Many moons ago, on a long, long trip in the car with my family, we listened to a book on tape called "The Giver". It was a fascinating story about a town made ‘perfect’ by the strict control by its leaders. There was no pain, there was no death, everything was neatly sanitized through special language and the truth subsequently hidden from the average Joe. Everyone ‘in the know’ understood how important language was in keeping the truth hidden. One scene has stuck in my mind – a scene where one little boy says, “I’m starving” and his mother replies, “Precision of language darling, you are hungry, not starving.” (My husband and I still joke about that – precision of language darling, I don’t ALWAYS do that.) And it’s so true. Words have meaning – and it is very important to use them correctly, most especially when we’re speaking about issues like Abortion or Euthanasia.
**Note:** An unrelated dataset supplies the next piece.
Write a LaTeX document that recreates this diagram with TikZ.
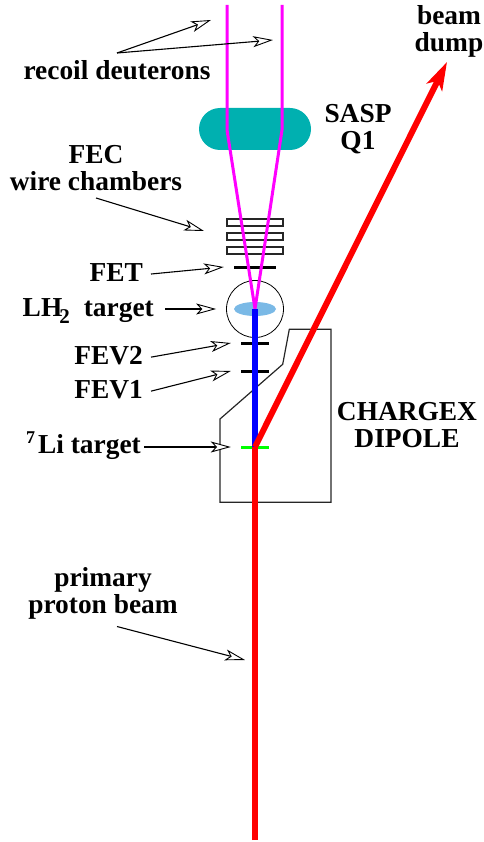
\documentclass[tikz,border=0pt]{standalone}
\usepackage{fontspec}
\setmainfont{Liberation Serif}
\usetikzlibrary{arrows.meta}
\usetikzlibrary{shapes.misc, shapes.geometric}
\definecolor{quadteal}{RGB}{0,176,176}
\definecolor{lhblue}{RGB}{122,185,230}
\definecolor{deuteron}{RGB}{255,0,255}
\definecolor{beamred}{RGB}{255,0,0}
\definecolor{beamblue}{RGB}{0,0,255}
\definecolor{ligreen}{RGB}{0,255,0}
\tikzset{
    label/.style = {
        font=\bfseries\fontsize{27.4}{27}\selectfont, inner sep=0pt, align=center, anchor=base
    },
    bar/.style = {
        rectangle, fill=black, inner sep=0pt, minimum height=3pt
    },
    chamber/.style = {
        draw=black!85, line width=1.2pt, rectangle, inner sep=0pt, minimum width=56pt, minimum height=7pt
    },
    pointer/.style = {
        line width=1.1pt, -{Stealth[length=20pt, width=11pt, inset=5pt, fill=white, line width=0.9pt]}
    },
    beam/.style = {
        line width=6pt
    },
}
\begin{document}
\begin{tikzpicture}[x=1pt, y=-1pt]
        \useasboundingbox (0,0) rectangle (483,842);

        % Place the hardware
        \node [rounded rectangle, fill=quadteal, minimum width=112pt, minimum height=42pt, inner sep=0pt] (q1) at (255,129) {};
        \draw[line width=1.2pt, black!85] (220,419) -- (282.7,364.3) -- (289.3,329.3) -- (331,329.3) -- (331,502.3) -- (220,502.3) -- cycle;
        \node [chamber] (wc1) at (255,222.5) {};
        \node [chamber] (wc2) at (255,236.5) {};
        \node [chamber] (wc3) at (255,250.5) {};
        \node [bar, minimum width=42pt] (fet) at (255,267) {};
        \node [circle, draw, line width=0.8pt, minimum size=57pt, inner sep=0pt] (lh2) at (255,309) {};
        \node [ellipse, fill=lhblue, minimum width=42pt, minimum height=14pt, inner sep=0pt] (cell) at (255,309) {};
        \node [bar, minimum width=28pt] (fev2) at (255,343) {};
        \node [bar, minimum width=28pt] (fev1) at (255,371) {};
        \node [bar, minimum width=28pt, fill=ligreen] (li) at (255,447) {};

        % Draw the beams
        \coordinate (start) at (255,840);
        \coordinate (lefttop) at (227,5);
        \coordinate (leftbend) at (227,130);
        \coordinate (righttop) at (282,5);
        \coordinate (rightbend) at (282,130);
        \coordinate (dump) at (447,62);
        \draw[deuteron, line width=3pt] (lefttop) -- (leftbend) -- (cell.center) -- (rightbend) -- (righttop);
        \draw[beam, beamblue] (li.center) -- (cell.center);
        \draw[beam, beamred] (start) -- (li.center);
        \draw[beam, beamred, -{Stealth[length=28pt, width=17pt, inset=7pt]}] (li.center) -- (dump);

        % Place the labels
        \node [label] (recoil) at (117,80) {recoil deuterons};
        \node [label] (sasp) at (358,150) {SASP\\Q1};
        \node [label] (fec) at (96,191) {FEC\\wire chambers};
        \node [label, anchor=base east] (fetlabel) at (143,281) {FET};
        \node [label, anchor=base east] (lh2label) at (154,316) {LH\hspace{-3pt}\raisebox{-7pt}{\fontsize{21}{21}\selectfont 2}\hspace{14pt}target};
        \node [label, anchor=base east] (fev2label) at (143,364) {FEV2};
        \node [label, anchor=base east] (fev1label) at (143,398) {FEV1};
        \node [label, anchor=base east] (lilabel) at (141,453) {\raisebox{10pt}{\fontsize{18}{18}\selectfont 7}\hspace{3pt}Li target};
        \node [label] (chargex) at (407,447) {CHARGEX\\DIPOLE};
        \node [label] (proton) at (103,613) {primary\\proton beam};
        \node [label] (dumplabel) at (449,52) {beam\\dump};

        % Draw the pointers
        \coordinate (recoiltail) at (117,53);
        \coordinate (recoilleft) at (211,20);
        \coordinate (recoilright) at (273,40);
        \coordinate (fectail) at (96,198);
        \coordinate (fechead) at (204,231);
        \coordinate (protontail) at (117,626.5);
        \coordinate (protonhead) at (245,660);
        \draw[pointer] (recoiltail) -- (recoilleft);
        \draw[pointer] (recoiltail) -- (recoilright);
        \draw[pointer] (fectail) -- (fechead);
        \draw[pointer] ([xshift=8pt,yshift=-2pt]fetlabel.east) -- ([xshift=-10pt]fet.west);
        \draw[pointer] ([xshift=11pt]lh2label.east |- lh2.west) -- ([xshift=-10pt]lh2.west);
        \draw[pointer] ([xshift=8pt,yshift=-2pt]fev2label.east) -- ([xshift=-10pt]fev2.west);
        \draw[pointer] ([xshift=8pt,yshift=-2pt]fev1label.east) -- ([xshift=-10pt]fev1.west);
        \draw[pointer] ([xshift=3pt]lilabel.east |- li.west) -- ([xshift=-10pt]li.west);
        \draw[pointer] (protontail) -- (protonhead);
    \end{tikzpicture}
\end{document}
This is the gist of what Simcha Fischer wrote about recently – that words are deeply significant - an intriguing little ditty called “Stop Saying All Women Are Beautiful.” Her premise was that when we have to say that everyone is beautiful no matter what (because our society demands we do this), we’re teaching ourselves not to trust our instincts and working ourselves into a corner where it is unfashionable – or dangerous even - to state the obvious. She says, “If you are never allowed to think, “That woman is not beautiful,” then it’s just a short slide to never being allowed to say, “That behavior is immoral” or “That relationship is unhealthy” or “That world view is not humane.””
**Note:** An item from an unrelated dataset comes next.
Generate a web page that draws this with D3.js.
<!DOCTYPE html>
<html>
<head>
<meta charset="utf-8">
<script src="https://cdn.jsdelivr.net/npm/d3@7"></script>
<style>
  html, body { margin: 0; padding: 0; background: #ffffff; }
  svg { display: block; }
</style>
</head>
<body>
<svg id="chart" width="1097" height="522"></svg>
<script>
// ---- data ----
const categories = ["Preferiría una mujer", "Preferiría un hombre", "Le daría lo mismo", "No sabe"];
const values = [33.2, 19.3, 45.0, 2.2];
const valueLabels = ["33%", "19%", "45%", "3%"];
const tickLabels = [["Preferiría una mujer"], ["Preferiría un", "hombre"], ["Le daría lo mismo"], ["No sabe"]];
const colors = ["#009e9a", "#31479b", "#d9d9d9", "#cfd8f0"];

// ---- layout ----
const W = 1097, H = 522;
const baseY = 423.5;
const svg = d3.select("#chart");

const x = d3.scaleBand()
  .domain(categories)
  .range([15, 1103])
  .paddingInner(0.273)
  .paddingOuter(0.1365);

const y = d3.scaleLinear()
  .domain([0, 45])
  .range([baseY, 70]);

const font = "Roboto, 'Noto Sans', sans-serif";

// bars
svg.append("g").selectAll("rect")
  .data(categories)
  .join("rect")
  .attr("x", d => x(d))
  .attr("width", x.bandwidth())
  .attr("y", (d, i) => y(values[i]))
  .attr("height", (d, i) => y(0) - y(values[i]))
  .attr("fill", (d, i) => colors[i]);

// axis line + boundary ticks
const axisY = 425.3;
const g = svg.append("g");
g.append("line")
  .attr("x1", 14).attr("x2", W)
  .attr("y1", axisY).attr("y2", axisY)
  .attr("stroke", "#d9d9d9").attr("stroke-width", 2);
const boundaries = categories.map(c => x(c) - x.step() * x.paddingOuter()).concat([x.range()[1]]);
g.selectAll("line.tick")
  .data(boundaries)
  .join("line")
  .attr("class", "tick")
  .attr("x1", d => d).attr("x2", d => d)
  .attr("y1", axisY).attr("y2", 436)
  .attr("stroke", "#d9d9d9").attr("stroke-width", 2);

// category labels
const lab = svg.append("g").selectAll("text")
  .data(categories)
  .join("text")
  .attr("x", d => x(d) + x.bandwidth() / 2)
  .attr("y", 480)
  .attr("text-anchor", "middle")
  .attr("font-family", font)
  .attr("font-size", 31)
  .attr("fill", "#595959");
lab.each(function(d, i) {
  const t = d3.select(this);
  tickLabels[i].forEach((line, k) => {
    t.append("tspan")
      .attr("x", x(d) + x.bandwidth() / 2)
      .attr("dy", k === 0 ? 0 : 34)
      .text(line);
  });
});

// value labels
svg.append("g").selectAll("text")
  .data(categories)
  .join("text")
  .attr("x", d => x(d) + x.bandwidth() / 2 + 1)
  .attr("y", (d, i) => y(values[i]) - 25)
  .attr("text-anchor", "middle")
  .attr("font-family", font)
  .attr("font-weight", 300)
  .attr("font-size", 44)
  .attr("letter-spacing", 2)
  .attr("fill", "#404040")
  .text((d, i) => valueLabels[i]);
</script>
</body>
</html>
And I agree wholeheartedly with her. It is very important to acknowledge truth in your words both spoken and written. Yet her article troubles me deeply, and it’s not because of the premise and point, but because of the example on which she bases her argument. The beauty of women. I don’t think this is a good example to use for many reasons.
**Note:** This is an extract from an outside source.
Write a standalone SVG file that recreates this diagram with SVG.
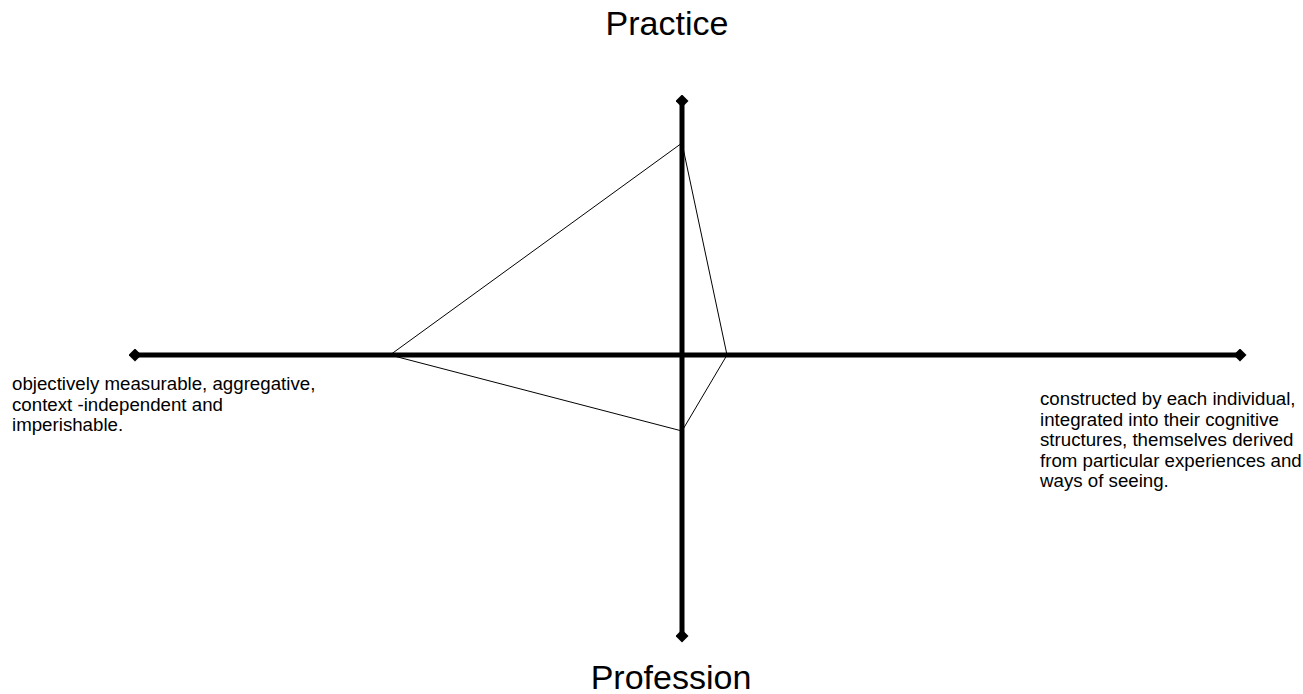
<svg xmlns="http://www.w3.org/2000/svg" width="1303" height="694" viewBox="0 0 1303 694">
<style>
.axis{stroke:#000;stroke-width:5;fill:none}
.thin{stroke:#000;stroke-width:1;fill:none}
.t{font-family:"Liberation Sans",Arial,sans-serif;fill:#000}
.big{font-size:34px}
.small{font-size:18.7px}
</style>
<defs>
<marker id="dia" viewBox="-6 -6 12 12" markerWidth="13" markerHeight="13" markerUnits="userSpaceOnUse" orient="auto" refX="0" refY="0">
<path d="M-6 0 L0 -6 L6 0 L0 6 Z" fill="#000"/>
</marker>
</defs>
<rect width="1303" height="694" fill="#fff"/>
<g id="connectors">
<line class="axis" x1="135" y1="355" x2="1240" y2="355" marker-start="url(#dia)" marker-end="url(#dia)"/>
<line class="axis" x1="682" y1="101" x2="682" y2="636" marker-start="url(#dia)" marker-end="url(#dia)"/>
<polygon class="thin" points="682,143 390,355 682,431 727,355"/>
</g>
<g id="practice"><text class="t big" x="667" y="35" text-anchor="middle">Practice</text></g>
<g id="profession"><text class="t big" x="671" y="689" text-anchor="middle">Profession</text></g>
<g id="left-label">
<text class="t small" x="12" y="390">objectively measurable, aggregative,</text>
<text class="t small" x="12" y="410.5">context -independent and</text>
<text class="t small" x="12" y="431">imperishable.</text>
</g>
<g id="right-label">
<text class="t small" x="1040" y="405">constructed by each individual,</text>
<text class="t small" x="1040" y="425.5">integrated into their cognitive</text>
<text class="t small" x="1040" y="446">structures, themselves derived</text>
<text class="t small" x="1040" y="466.5">from particular experiences and</text>
<text class="t small" x="1040" y="487">ways of seeing.</text>
</g>
</svg>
First, a woman’s physical beauty is deeply and inextricably linked to her self-worth and femininity. In theory you can separate them, but in actual practice, you cannot. Why else would the women undergoing mastectomies need counseling around their identities as women? It’s because at the heart of every woman there are two profoundly vital questions she is searching to answer. Am I beautiful? Am I worth fighting for? And unfortunately for her it's all or nothing. If she is 'found' to be lacking beauty, she will conclude that she is not worth fighting for. We wrestle with this our whole lives through, PAINFULLY aware that we are likely more on the ‘Flannery O’Connor’ side of the beauty-scale than on the ‘Kate Middleton’ side. We do everything we can to disguise ourselves – tan, pluck, shave, stretch, tighten and tone – in the desperate attempt not to be found out for what we’re terrified that we really are: Ugly and Unlovable. So I have a huge problem with the premise that says, “You and You – you’re absolutely, stunningly, beautiful. The rest of you, well, I’m sure you have other gifts.”
I think what Simcha’s referring to isn’t necessarily beauty, but rather aesthetic appeal (precision of language, darling). I can easily and readily admit that I don’t have a whole lot of aesthetic appeal for the times we live in. I could stand to lose a few pounds, pluck a few more ‘feathers’ and tone a few more muscles. (...although my husband might argue otherwise.) I can also see and can state unabashedly that Audrey Hepburn is absolutely more aesthetically pleasing than say, Mother Theresa or Barbara Streisand, and I would have no trouble encouraging my children to trust their instincts by allowing them to distinguish between who they find physically appealing and who they don’t. Where I do have an issue is teaching my children that some women have beauty, and some women do not, because that, my darling, is simply not true.